As the COVID-19 pandemic continues to disrupt access to immunisation worldwide, the United Nations Children’s Fund (UNICEF) and the World Health Organisation (WHO) made an urgent call on Friday for action to prevent a large measles and polio endemic across the globe.
According to the organisations, the coronavirus pandemic has left millions of children vulnerable to preventable diseases.
In 2019, measles infection was at its highest in two decades. If measures are not taken, a resurgence of the disease could take place, resulting in around 200,000 cases yearly within 10 years.
Nigeria was declared polio free earlier in August.
UNICEF and WHO estimates that about 655 million dollars are needed to address the “dangerous immunity gaps in non-Gavi eligible countries and target age groups”. They estimated 400 million for polio and 255 dollars for measles immunisation.
The Director-General of WHO, Dr Tedros Adhanom Ghebreyesus, elaborated on the importance of taking immediate action to save the lives of children from these deadly diseases.

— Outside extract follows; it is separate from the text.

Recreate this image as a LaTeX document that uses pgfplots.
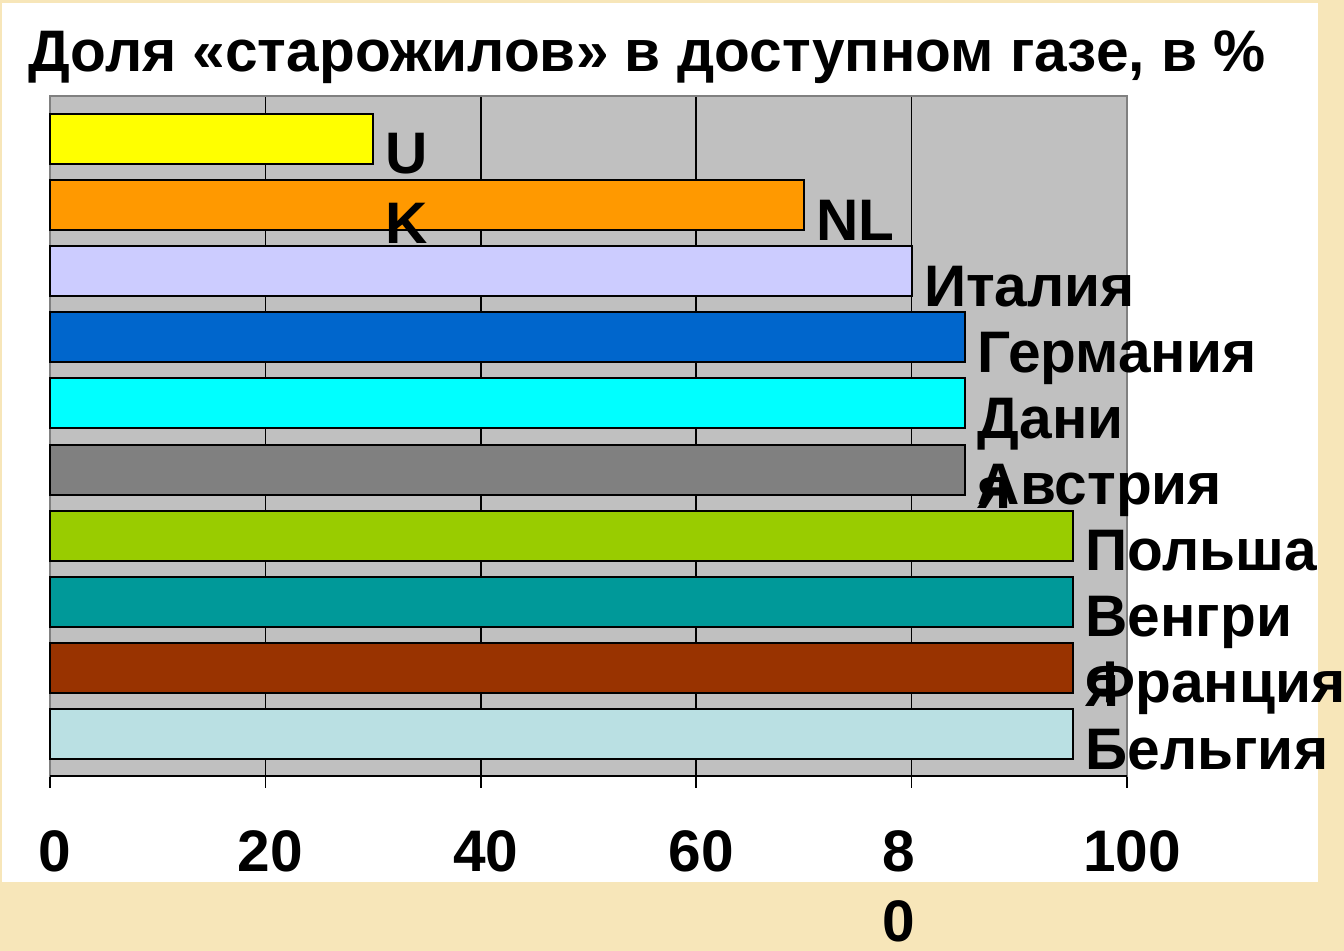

“COVID-19 has had a devastating effect on health services and in particular, immunisation services, worldwide. But unlike with COVID, we have the tools and knowledge to stop diseases such as polio and measles. What we need are the resources and commitments to put these tools and knowledge into action. If we do that, children’s lives will be saved,” he said.
Henrietta Fore, the Executive Director of UNICEF, similarly said the COVID-19 pandemic should not be prioritised above other killer diseases.
“We cannot allow the fight against one deadly disease to cause us to lose ground in the fight against other diseases. Addressing the global COVID-19 pandemic is critical. However, other deadly diseases also threaten the lives of millions of children in some of the poorest areas of the world.
“That is why today we are urgently calling for global action from country leaders, donors and partners. We need additional financial resources to safely resume vaccination campaigns and prioritise immunisation systems that are critical to protect children and avert other epidemics besides COVID-19,” she added.
The two organisations say new tools, including a next generational novel oral vaccine and the forthcoming Measles Outbreak Strategic Response Plan, will be deployed over the coming months to help tackle the growing threats in a more effective and sustainable manner.
“The plan is a worldwide strategy to quickly and effectively prevent, detect and respond to measles outbreaks, ” they emphasised.